When he was around 8 years old, Johnny earned enough money to buy his first guitar by picking strawberries in the hot and humid summer months of southern Missouri. He started learning to play by listening to those around him, including a family of migrant strawberry pickers, and he also sent off for a mail-order guitar correspondence course. Harry made Johnny practice in the barn loft because the loud strumming and singing of an exuberant learning boy was too much for his ears. You see, Johnny had more of a challenge in learning that guitar because he only had half of an index finger on his right hand. When he was two years old, toddling around the cabin with Pearl’s wax comb, he got it too close to the fire and the wax flamed up, then melted off half of his finger! It all healed up, though, and that finger with a tip that looked like the head of a horse never stopped him from doing what he wanted, and he wanted to play guitar and write songs.

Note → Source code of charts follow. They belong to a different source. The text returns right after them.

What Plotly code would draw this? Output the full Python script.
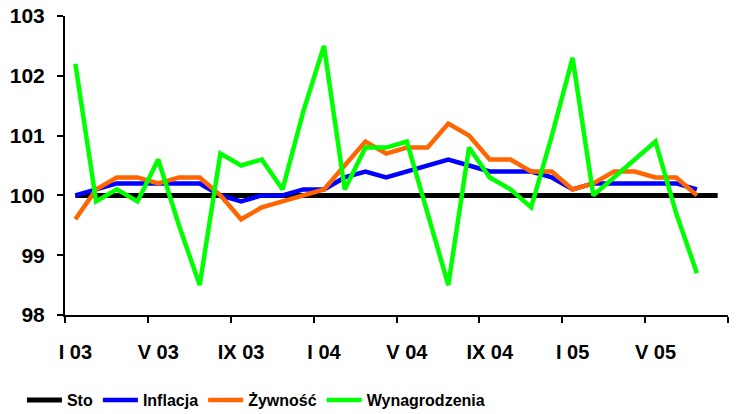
import plotly.graph_objects as go

months = ["I 03", "II 03", "III 03", "IV 03", "V 03", "VI 03", "VII 03", "VIII 03",
          "IX 03", "X 03", "XI 03", "XII 03", "I 04", "II 04", "III 04", "IV 04",
          "V 04", "VI 04", "VII 04", "VIII 04", "IX 04", "X 04", "XI 04", "XII 04",
          "I 05", "II 05", "III 05", "IV 05", "V 05", "VI 05", "VII 05", "VIII 05"]

sto = [100, 100, 100, 100, 100, 100, 100, 100, 100, 100, 100, 100, 100, 100, 100, 100,
       100, 100, 100, 100, 100, 100, 100, 100, 100, 100, 100, 100, 100, 100, 100, 100]

inflacja = [100.0, 100.1, 100.2, 100.2, 100.2, 100.2, 100.2, 100.0, 99.9, 100.0, 100.0,
            100.1, 100.1, 100.3, 100.4, 100.3, 100.4, 100.5, 100.6, 100.5, 100.4, 100.4,
            100.4, 100.3, 100.1, 100.2, 100.2, 100.2, 100.2, 100.2, 100.1]

zywnosc = [99.6, 100.1, 100.3, 100.3, 100.2, 100.3, 100.3, 100.0, 99.6, 99.8, 99.9,
           100.0, 100.1, 100.5, 100.9, 100.7, 100.8, 100.8, 101.2, 101.0, 100.6, 100.6,
           100.4, 100.4, 100.1, 100.2, 100.4, 100.4, 100.3, 100.3, 100.0]

wynagrodzenia = [102.2, 99.9, 100.1, 99.9, 100.6, 99.5, 98.5, 100.7, 100.5, 100.6, 100.1,
                 101.4, 102.5, 100.1, 100.8, 100.8, 100.9, 99.7, 98.5, 100.8, 100.3, 100.1,
                 99.8, 101.0, 102.3, 100.0, 100.3, 100.6, 100.9, 99.7, 98.7]

y_ticks = [98, 99, 100, 101, 102, 103]

series = [
    ("Sto", sto, "#000000", 5),
    ("Inflacja", inflacja, "#0000FF", 4.5),
    ("Żywność", zywnosc, "#FF6600", 4.5),
    ("Wynagrodzenia", wynagrodzenia, "#00FF00", 4.5),
]

FONT = "Liberation Sans, Arial, sans-serif"

fig = go.Figure()
for name, vals, color, w in series:
    fig.add_trace(go.Scatter(
        x=months[:len(vals)], y=vals, name=name, mode="lines",
        line=dict(color=color, width=w),
    ))

fig.update_layout(
    width=739, height=414,
    margin=dict(l=65, r=11, t=16, b=99, autoexpand=False),
    paper_bgcolor="white", plot_bgcolor="white",
    font=dict(family=FONT, color="black"),
    showlegend=True,
    legend=dict(
        orientation="h", x=-0.065, xanchor="left", y=-0.285, yanchor="middle",
        font=dict(family=FONT, size=16, weight="bold", color="black"),
        itemwidth=35, tracegroupgap=0,
    ),
    xaxis=dict(
        type="category", categoryorder="array", categoryarray=months,
        range=[-0.5, 31.5],
        tickmode="linear", tick0=0, dtick=4,
        tickson="boundaries", tickangle=0,
        ticks="outside", ticklen=6, tickwidth=2, tickcolor="black",
        showline=True, linecolor="black", linewidth=2,
        showgrid=False, zeroline=False,
        tickfont=dict(family=FONT, size=20, weight="bold", color="black"),
        ticklabelstandoff=18,
    ),
    yaxis=dict(
        range=[98, 103], tickvals=y_ticks,
        ticks="outside", ticklen=6, tickwidth=2, tickcolor="black",
        showline=True, linecolor="black", linewidth=2,
        showgrid=False, zeroline=False,
        tickfont=dict(family=FONT, size=21, weight="bold", color="black"),
        ticklabelstandoff=8,
    ),
)

fig.write_html("out.html", config={"displayModeBar": False},
               post_script="document.body.style.margin='0';")
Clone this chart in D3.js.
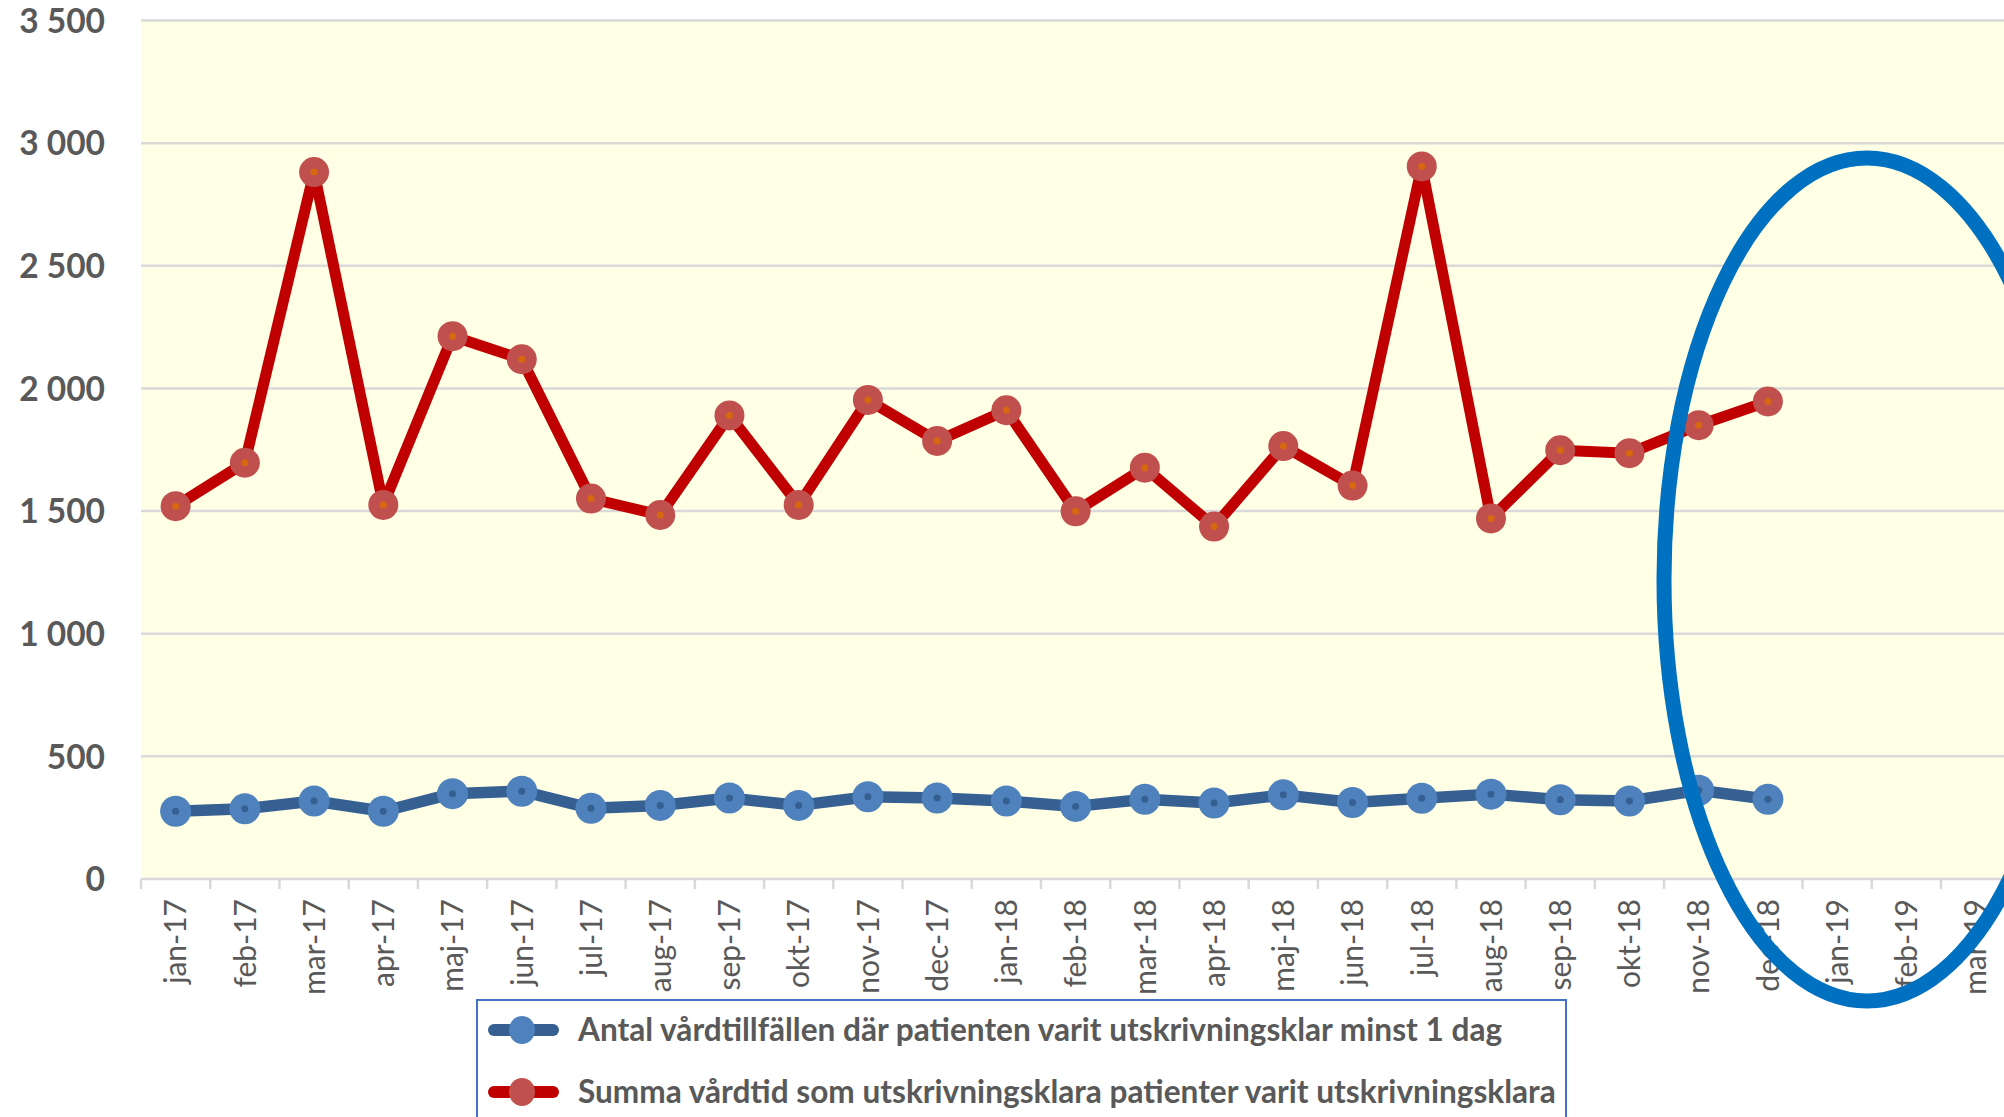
<!DOCTYPE html>
<html>
<head>
<meta charset="utf-8">
<script src="https://cdn.jsdelivr.net/npm/d3@7"></script>
<style>
  html, body { margin: 0; padding: 0; background: #ffffff; }
  svg { display: block; }
</style>
</head>
<body>
<svg id="chart" width="2004" height="1117"></svg>
<script>
// ---- data ----
const categories = ["jan-17","feb-17","mar-17","apr-17","maj-17","jun-17","jul-17","aug-17","sep-17","okt-17","nov-17","dec-17",
                    "jan-18","feb-18","mar-18","apr-18","maj-18","jun-18","jul-18","aug-18","sep-18","okt-18","nov-18","dec-18",
                    "jan-19","feb-19","mar-19"];
const antalValues = [276, 286, 318, 276, 348, 358, 288, 300, 330, 300, 335, 330,
                     318, 296, 325, 310, 343, 312, 329, 346, 323, 318, 362, 325];
const summaValues = [1520, 1697, 2882, 1525, 2213, 2119, 1551, 1484, 1890, 1525, 1953, 1786,
                     1911, 1499, 1677, 1437, 1765, 1604, 2905, 1470, 1748, 1736, 1850, 1947];
const yTicks = [0, 500, 1000, 1500, 2000, 2500, 3000, 3500];
const seriesNames = ["Antal vårdtillfällen där patienten varit utskrivningsklar minst 1 dag",
                     "Summa vårdtid som utskrivningsklara patienter varit utskrivningsklara"];

// ---- layout ----
const svg = d3.select("#chart");
const plotLeft = 141, plotTop = 20.5, plotBottom = 879, band = 69.23;
const x = d3.scaleBand().domain(categories).range([plotLeft, plotLeft + band * categories.length]).padding(0);
const y = d3.scaleLinear().domain([0, 3500]).range([plotBottom, plotTop]);
const fmt = v => d3.format(",")(v).replace(/,/g, " ");
const textColor = "#595959";
const fontFam = "Lato, 'Open Sans', 'DejaVu Sans', sans-serif";

// plot background
svg.append("rect").attr("x", plotLeft).attr("y", y(3500)).attr("width", 2004 - plotLeft)
   .attr("height", y(0) - y(3500)).attr("fill", "#ffffe6");

// gridlines
svg.append("g").selectAll("line").data(yTicks.filter(d => d > 0)).join("line")
  .attr("x1", plotLeft).attr("x2", 2004).attr("y1", d => y(d)).attr("y2", d => y(d))
  .attr("stroke", "#d9d9d9").attr("stroke-width", 2.5);

// y axis labels
const yAxis = d3.axisLeft(y).tickValues(yTicks).tickFormat(fmt).tickSize(0).tickPadding(0);
const gy = svg.append("g").attr("transform", "translate(105,0)").call(yAxis);
gy.select(".domain").remove();
gy.selectAll("text").attr("font-family", fontFam).attr("font-weight", "bold")
  .attr("font-size", 33.5).attr("fill", textColor).attr("text-anchor", "end").attr("dy", "0.35em").attr("x", 0);

// x axis
const xAxis = d3.axisBottom(x).tickSize(0).tickPadding(0);
const gx = svg.append("g").attr("transform", `translate(0,${plotBottom})`).call(xAxis);
gx.select(".domain").attr("stroke", "#d9d9d9").attr("stroke-width", 2.5)
  .attr("d", `M${plotLeft},0H2004`);
gx.selectAll(".tick line").remove();
gx.selectAll(".tick text")
  .attr("font-family", fontFam).attr("font-size", 30).attr("fill", textColor)
  .attr("text-anchor", "end").attr("transform", "rotate(-90)")
  .attr("x", -20).attr("y", 0).attr("dy", "0.36em");
// boundary ticks
svg.append("g").selectAll("line").data(categories).join("line")
  .attr("x1", d => x(d)).attr("x2", d => x(d)).attr("y1", plotBottom).attr("y2", plotBottom + 10)
  .attr("stroke", "#d9d9d9").attr("stroke-width", 2.5);

// series
function drawSeries(values, lineColor, lineWidth, markerFill, markerR, dotColor) {
  const pts = values.map((v, i) => [x(categories[i]) + x.bandwidth() / 2, y(v)]);
  svg.append("path").attr("d", d3.line()(pts)).attr("fill", "none")
    .attr("stroke", lineColor).attr("stroke-width", lineWidth).attr("stroke-linejoin", "round");
  const g = svg.append("g");
  g.selectAll("circle.m").data(pts).join("circle").attr("class", "m")
    .attr("cx", d => d[0]).attr("cy", d => d[1]).attr("r", markerR).attr("fill", markerFill);
  g.selectAll("circle.d").data(pts).join("circle").attr("class", "d")
    .attr("cx", d => d[0]).attr("cy", d => d[1]).attr("r", 3.5).attr("fill", dotColor);
}
drawSeries(summaValues, "#c00000", 11, "#c0504d", 15, "#d8680f");
drawSeries(antalValues, "#366092", 11.5, "#4f81bd", 15.5, "#365f91");

// legend
const lg = svg.append("g");
lg.append("rect").attr("x", 477).attr("y", 1000).attr("width", 1089).attr("height", 140)
  .attr("fill", "#ffffff").attr("stroke", "#4472c4").attr("stroke-width", 2);
const legendItems = [
  {name: seriesNames[0], line: "#366092", fill: "#4f81bd", cy: 1030},
  {name: seriesNames[1], line: "#c00000", fill: "#c0504d", cy: 1092}
];
legendItems.forEach(it => {
  lg.append("line").attr("x1", 494).attr("x2", 553).attr("y1", it.cy).attr("y2", it.cy)
    .attr("stroke", it.line).attr("stroke-width", 12).attr("stroke-linecap", "round");
  lg.append("ellipse").attr("cx", 522).attr("cy", it.cy).attr("rx", 13).attr("ry", 14).attr("fill", it.fill);
  lg.append("text").attr("x", 578).attr("y", it.cy).attr("dy", "0.35em")
    .attr("font-family", fontFam).attr("font-weight", "bold").attr("font-size", 31.6)
    .attr("fill", textColor).text(it.name);
});

// annotation ellipse
svg.append("ellipse").attr("cx", 1867).attr("cy", 579.5).attr("rx", 203).attr("ry", 421.5)
  .attr("fill", "none").attr("stroke", "#0070c0").attr("stroke-width", 15);
</script>
</body>
</html>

While sitting on a bale of hay up in that barn loft, swatting wasps and gathering ideas, Johnny came up with his very first song entitled “Rabbit in the Briar Patch” —
“Hey, look sittin’ on yonder hill, hovered by a bush all quiet and still. Get yer finger on the trigger and your shoulder on the gun, and you’d better do it quick, ’cause the rabbit’s gonna run.”
When he played that song for Harry, it allowed Johnny to get out of the barn and start practicing on the cabin porch.
Johnny continued to write and sing songs, wooing the country girls and even winning a talent competition at the Oak Ridge/Mt. Ziney one-room school house. At the age of 17, he decided to travel farther than his previous Saturday afternoon visits to the Cassville square and see what the world looked like and what songs might come of it. He wanted to join the Army, but a hip injury during a rope-swing-at-the-creek accident in his early years made him unacceptable for military service, so instead he worked in the Kansas wheat fields, then joined the Civilian Conservation Corps working in Nebraska. He then moved on to the West Coast and worked in a lumber yard and also tried his hand (and eyes) working as an egg candler. Johnny enjoyed spending time as a radio performer at KODL-AM, based out of The Dalles, Oregon, where he became known as “The Yodeling Cowboy From The Ozarks.” He was hired to record “transcriptions” (wax recordings) and also spent a little time singing his songs in honky tonks along the coast, making his way closer to Mexico.
Dad never told me exactly what happened during those honky tonk times, but he saw enough to realize that wasn’t the life for him, so he got on a train and headed back to the peaceful hills of the Ozarks in 1951. He decided to move to Springfield to find work other than farming and to hopefully find a place to share his music. Initially, he hauled milk for Producers Creamery, and then was employed by Gold Bond Furniture at Ozark Manufacturing Co., where he met a pretty little gal from Ozark County in the upholstery department with the name of Peggy Hawkins. Johnny and Peggy were married in 1956 and Johnny started working for the Springfield public school system shortly thereafter until retiring in 1983. Mom and Dad adopted Sharon Kay Day, who was my father’s second cousin, and several years later I was born and we became sisters.